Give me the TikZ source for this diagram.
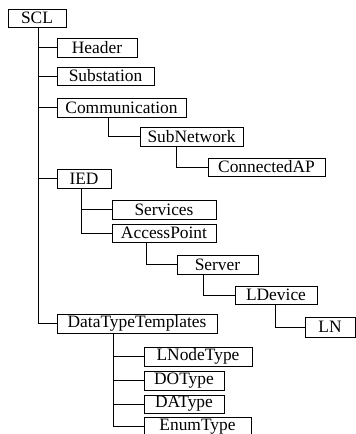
\documentclass[tikz,border=0pt]{standalone}
\usepackage{fontspec}
\setmainfont{Liberation Serif}
\newfontfamily\tnrfont{Liberation Serif}
\newcommand\bx[6]{\node[box, minimum width={(#4-#2)*1pt}, minimum height={(#5-#3)*1pt}] (#1) at ({(#2+#4)/2},{(#3+#5)/2}) {#6};}
\begin{document}
\begin{tikzpicture}[x=1pt,y=-1pt,
  box/.style={draw=black, line width=0.9pt, fill=white, inner sep=0pt, font=\tnrfont\fontsize{17.4}{19}\selectfont},
  conn/.style={draw=black, line width=1pt}]
\useasboundingbox (0,0) rectangle (356,434);
\bx{scl}{8}{9}{66}{27}{SCL}
\bx{header}{57}{38}{137}{57}{Header}
\bx{subst}{57}{67}{154}{85}{Substation}
\bx{comm}{57}{98}{186}{117}{Communication}
\bx{subnet}{140}{127}{243}{146}{SubNetwork}
\bx{cap}{208}{158}{325}{176}{ConnectedAP}
\bx{ied}{57}{169}{111}{188}{IED}
\bx{serv}{112}{200}{216}{219}{Services}
\bx{ap}{112}{224}{216}{242}{AccessPoint}
\bx{server}{177}{255}{258}{274}{Server}
\bx{ldev}{235}{286}{317}{304}{LDevice}
\bx{ln}{305}{317}{355}{337}{LN}
\bx{dtt}{57}{314}{217}{333}{DataTypeTemplates}
\bx{lnt}{144}{347}{252}{366}{LNodeType}
\bx{dot}{144}{371}{224}{390}{DOType}
\bx{dat}{144}{395}{224}{413}{DAType}
\bx{enum}{144}{417}{251}{436}{EnumType}
\path[conn]
  ([xshift=1pt]scl.south) |- (header.west)
  ([xshift=1pt]scl.south) |- (subst.west)
  ([xshift=1pt]scl.south) |- (comm.west)
  ([xshift=1pt]scl.south) |- (ied.west)
  ([xshift=1pt]scl.south) |- (dtt.west)
  ([xshift=-13.5pt]comm.south) |- (subnet.west)
  ([xshift=-15.5pt]subnet.south) |- (cap.west)
  ([xshift=-3pt]ied.south) |- (serv.west)
  ([xshift=-3pt]ied.south) |- (ap.west)
  ([xshift=-18pt]ap.south) |- (server.west)
  ([xshift=-14.5pt]server.south) |- (ldev.west)
  ([xshift=-1pt]ldev.south) |- (ln.west)
  ([xshift=-24pt]dtt.south) |- (lnt.west)
  ([xshift=-24pt]dtt.south) |- (dot.west)
  ([xshift=-24pt]dtt.south) |- (dat.west)
  ([xshift=-24pt]dtt.south) |- (enum.west);
\end{tikzpicture}
\end{document}
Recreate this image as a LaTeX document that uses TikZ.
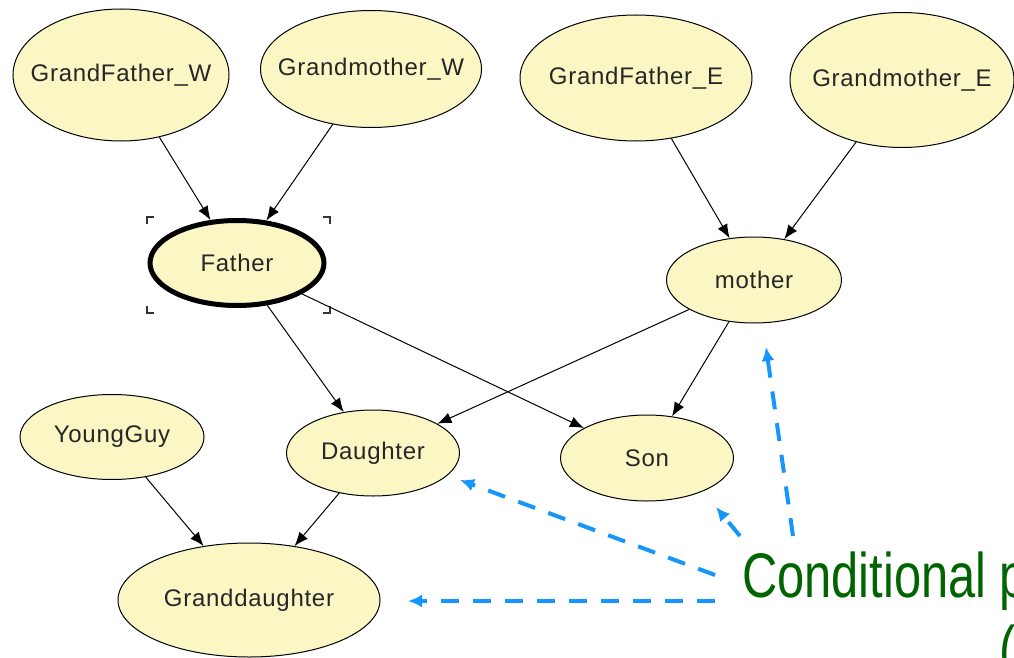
\documentclass[tikz,border=0pt]{standalone}
\usepackage{fontspec}
\setmainfont{Liberation Sans}
\newfontfamily\varfont[LetterSpace=3]{Liberation Sans}
\newfontfamily\narrowfont[FakeStretch=0.775]{Liberation Sans}
\usetikzlibrary{shapes.geometric,arrows.meta}
\definecolor{nodefill}{RGB}{251,247,196}
\definecolor{notegreen}{RGB}{0,100,0}
\definecolor{noteblue}{RGB}{20,150,250}
% the ellipse size is set by minimum width/height alone, not by the label
\newcommand\varlabel[1]{\makebox[0pt]{#1}}
\tikzset{
  var/.style={ellipse, draw=black, line width=1pt, fill=nodefill, inner sep=0pt,
    font=\varfont\fontsize{24}{24}\selectfont, text=black!85},
  link/.style={line width=1pt, -{Latex[length=14pt,width=11pt]}},
  pointer/.style={noteblue, line width=4pt, dash pattern=on 18pt off 14pt,
    -{Latex[length=14pt,width=13pt]}},
  corner/.style={line width=1.5pt, black!80},
  note/.style={font=\narrowfont\fontsize{63}{63}\selectfont, text=notegreen,
    anchor=base west, inner sep=0pt},
}
\begin{document}
\begin{tikzpicture}[x=1pt,y=-1pt]
\fill[white] (0,0) rectangle (1014,658);
\useasboundingbox (0,0) rectangle (1014,658);
\clip (0,0) rectangle (1014,658);

% variables of the network
\node[var, minimum width=216pt, minimum height=132pt] (gfw) at (121,75) {\varlabel{GrandFather\_W}};
\node[var, minimum width=221pt, minimum height=117pt] (gmw) at (371,69) {\varlabel{Grandmother\_W}};
\node[var, minimum width=232pt, minimum height=126pt] (gfe) at (636,78) {\varlabel{GrandFather\_E}};
\node[var, minimum width=224pt, minimum height=135pt] (gme) at (902,80) {\varlabel{Grandmother\_E}};
\node[var, line width=5pt, minimum width=174pt, minimum height=85pt] (father) at (237,263) {\varlabel{Father}};
\node[var, minimum width=175pt, minimum height=86pt] (mother) at (754,280) {\varlabel{mother}};
\node[var, minimum width=184pt, minimum height=85pt] (young) at (112,437) {\varlabel{YoungGuy}};
\node[var, minimum width=173pt, minimum height=86pt] (daughter) at (373,453) {\varlabel{Daughter}};
\node[var, minimum width=173pt, minimum height=86pt] (son) at (647,458) {\varlabel{Son}};
\node[var, minimum width=262pt, minimum height=114pt] (grand) at (249,600) {\varlabel{Granddaughter}};

% selection marks around Father
\draw[corner] (147,224) -- (147,217) -- (154,217);
\draw[corner] (323,217) -- (330,217) -- (330,224);
\draw[corner] (147,306) -- (147,313) -- (154,313);
\draw[corner] (323,313) -- (330,313) -- (330,306);

% dependencies
\draw[link] (gfw) -- (father);
\draw[link] (gmw) -- (father);
\draw[link] (gfe) -- (mother);
\draw[link] (gme) -- (mother);
\draw[link] (father) -- (daughter);
\draw[link] (father) -- (son);
\draw[link] (mother) -- (daughter);
\draw[link] (mother) -- (son);
\draw[link] (young) -- (grand);
\draw[link] (daughter) -- (grand);

% annotation
\node[note] (cpt) at (742,597) {Conditional p};
\node[note] (paren) at (999,670) {(};

\coordinate (s1) at (715,575);
\coordinate (s2) at (715,601);
\coordinate (s3) at (740,536);
\coordinate (s4) at (793,536);
\coordinate (t1) at (460,480);
\coordinate (t2) at (408,601);
\coordinate (t3) at (716,507);
\coordinate (t4) at (766,347);
\draw[pointer] (s1) -- (t1);
\draw[pointer] (s2) -- (t2);
\draw[pointer] (s3) -- (t3);
\draw[pointer] (s4) -- (t4);
\end{tikzpicture}
\end{document}
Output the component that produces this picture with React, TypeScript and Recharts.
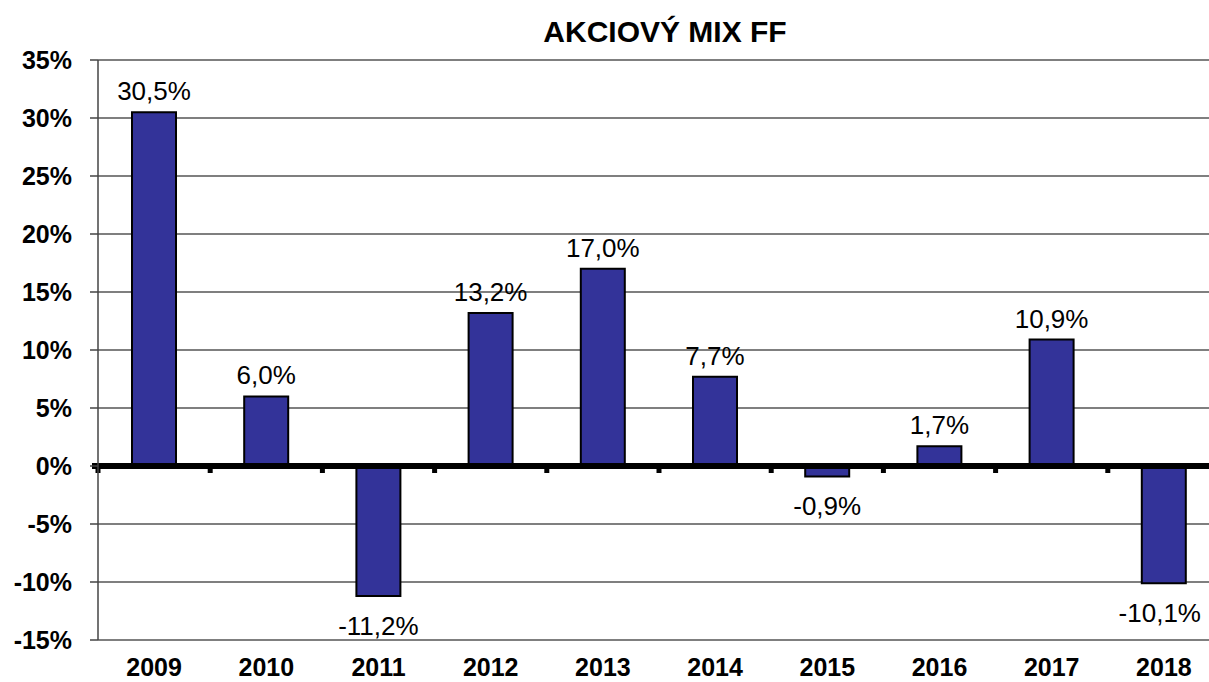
import React from 'react';
import { BarChart, Bar, XAxis, YAxis, CartesianGrid, ReferenceLine, LabelList } from 'recharts';

const years = ['2009', '2010', '2011', '2012', '2013', '2014', '2015', '2016', '2017', '2018'];
const returns = [30.5, 6.0, -11.2, 13.2, 17.0, 7.7, -0.9, 1.7, 10.9, -10.1];
const yTicks = [-15, -10, -5, 0, 5, 10, 15, 20, 25, 30, 35];
const title = 'AKCIOVÝ  MIX FF';

const data = years.map((year, i) => ({ year, value: returns[i] }));

const FONT = '"Liberation Sans", Arial, Helvetica, sans-serif';
const VISIBLE_RIGHT = 1201;

const fmt = (v: number) => v.toFixed(1).replace('.', ',') + '%';

function ValueLabel(props: any) {
  const { x, y, width, height, value } = props;
  const top = Math.min(y, y + height);
  const bottom = Math.max(y, y + height);
  const cx = x + width / 2;
  const ty = value >= 0 ? top - 12 : bottom + 39;
  const txt = fmt(value);
  const approxHalf = (txt.length * 26 * 0.56) / 2;
  const overflow = cx + approxHalf > VISIBLE_RIGHT;
  return (
    <text
      x={overflow ? VISIBLE_RIGHT : cx}
      y={ty}
      textAnchor={overflow ? 'end' : 'middle'}
      fontFamily={FONT}
      fontSize={26}
      fill="#000"
    >
      {txt}
    </text>
  );
}

function XTick(props: any) {
  const { x, y, payload } = props;
  return (
    <text x={x} y={y + 36} textAnchor="middle" fontFamily={FONT} fontSize={25} fontWeight="bold" fill="#000">
      {payload.value}
    </text>
  );
}

function ZeroLine(props: any) {
  const { x1, x2, y1 } = props;
  const n = years.length;
  const step = (x2 - x1) / n;
  const marks = [];
  for (let i = 0; i <= n; i++) {
    marks.push(<rect key={i} x={x1 + i * step - 2.5} y={y1} width={5} height={7} fill="#000" />);
  }
  return (
    <g>
      <rect x={x1 - 6} y={y1 - 3} width={x2 - x1 + 6} height={6} fill="#000" />
      {marks}
    </g>
  );
}

export default function App() {
  return (
    <div style={{ position: 'fixed', left: 0, top: 0, width: 1209, height: 682, overflow: 'hidden', background: '#fff' }}>
      <svg style={{ position: 'absolute', left: 0, top: 0 }} width={1209} height={60}>
        <text x={665} y={42} textAnchor="middle" fontFamily={FONT} fontWeight="bold" fontSize={30} fill="#000">
          {title}
        </text>
      </svg>
      <BarChart
        width={1222}
        height={682}
        data={data}
        margin={{ top: 60, right: 2, bottom: 2, left: 0 }}
        barSize={44}
      >
        <CartesianGrid vertical={false} stroke="#555" strokeWidth={1.5} />
        <XAxis
          dataKey="year"
          height={40}
          axisLine={false}
          tickLine={false}
          tickSize={0}
          tickMargin={0}
          interval={0}
          tick={<XTick />}
        />
        <YAxis
          width={98}
          domain={[-15, 35]}
          ticks={yTicks}
          interval={0}
          tickFormatter={(v: number) => `${v}%`}
          tick={{ fontSize: 25, fontWeight: 'bold', fill: '#000', fontFamily: FONT }}
          axisLine={{ stroke: '#444', strokeWidth: 1.5 }}
          tickLine={{ stroke: '#444', strokeWidth: 1.5 }}
          tickSize={8}
          tickMargin={18}
        />
        <Bar dataKey="value" fill="#333399" stroke="#000" strokeWidth={2} isAnimationActive={false}>
          <LabelList dataKey="value" content={<ValueLabel />} />
        </Bar>
        <ReferenceLine y={0} shape={<ZeroLine />} />
      </BarChart>
    </div>
  );
}
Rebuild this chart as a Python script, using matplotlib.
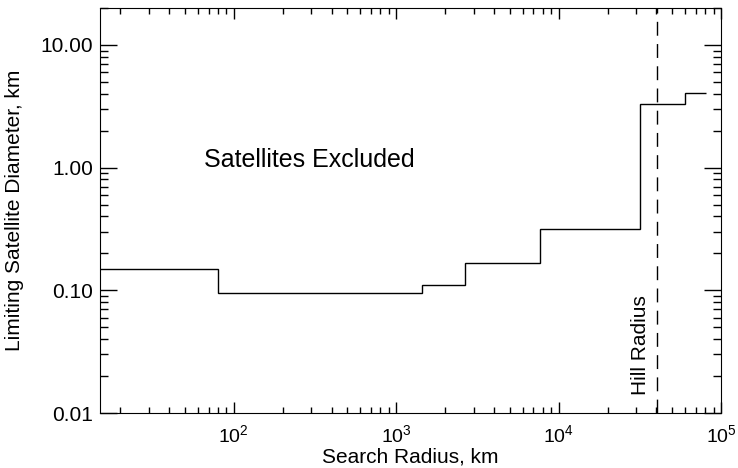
import matplotlib
matplotlib.use("Agg")
import matplotlib.pyplot as plt
from matplotlib.ticker import FuncFormatter, LogLocator

plt.rcParams["font.family"] = ["Liberation Sans", "DejaVu Sans"]
plt.rcParams["mathtext.fontset"] = "custom"
plt.rcParams["mathtext.rm"] = "Liberation Sans"
plt.rcParams["mathtext.it"] = "Liberation Sans"

# Limiting diameter vs search radius (step edges in km)
radius_edges = [15, 80, 1440, 2670, 7710, 31500, 59600, 80700]
diameter_km = [0.150, 0.095, 0.111, 0.168, 0.316, 3.30, 4.09]
hill_radius = 40100

fig = plt.figure(figsize=(7.38, 4.68), dpi=100)
ax = fig.add_axes([0.1355, 0.1175, 0.8415, 0.8655])

ax.stairs(diameter_km, radius_edges, baseline=None, color="black", lw=1)
ax.axvline(hill_radius, color="black", lw=1, linestyle=(0, (10, 6)))

ax.set_xscale("log")
ax.set_yscale("log")
ax.set_xlim(15, 1e5)
ax.set_ylim(0.01, 20)

ax.xaxis.set_major_locator(LogLocator(base=10, numticks=10))
ax.xaxis.set_minor_locator(LogLocator(base=10, subs=range(2, 10), numticks=20))
ax.set_yticks([0.01, 0.1, 1, 10])
ax.yaxis.set_major_formatter(FuncFormatter(lambda v, p: "%.2f" % v))

ax.tick_params(which="both", direction="in", top=True, right=True, width=1)
ax.tick_params(axis="x", which="major", length=8, pad=8, labelsize=14)
ax.tick_params(axis="x", which="minor", length=4)
ax.tick_params(axis="y", which="major", length=12, pad=5, labelsize=15)
ax.tick_params(axis="y", which="minor", length=6)

ax.set_xlabel("Search Radius, km", fontsize=15, labelpad=1)
ax.set_ylabel("Limiting Satellite Diameter, km", fontsize=15, labelpad=12)

ax.text(66, 1.16, "Satellites Excluded", fontsize=18, va="center", ha="left")
ax.text(32100, 0.014, "Hill Radius", fontsize=15, rotation=90, va="bottom", ha="center")

fig.savefig("out.png", dpi=100)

================

__Problem to solve__
Using the data above, set down each line from the line with "Output the component" to the line with "const data = years.map((year, i)" exactly, both ends included, and leave the pictures behind. Nothing else belongs.

__Finished task__
Output the component that produces this picture with React, TypeScript and Recharts.
import React from 'react';
import { BarChart, Bar, XAxis, YAxis, CartesianGrid, ReferenceLine, LabelList } from 'recharts';

const years = ['2009', '2010', '2011', '2012', '2013', '2014', '2015', '2016', '2017', '2018'];
const returns = [30.5, 6.0, -11.2, 13.2, 17.0, 7.7, -0.9, 1.7, 10.9, -10.1];
const yTicks = [-15, -10, -5, 0, 5, 10, 15, 20, 25, 30, 35];
const title = 'AKCIOVÝ  MIX FF';

const data = years.map((year, i) => ({ year, value: returns[i] }));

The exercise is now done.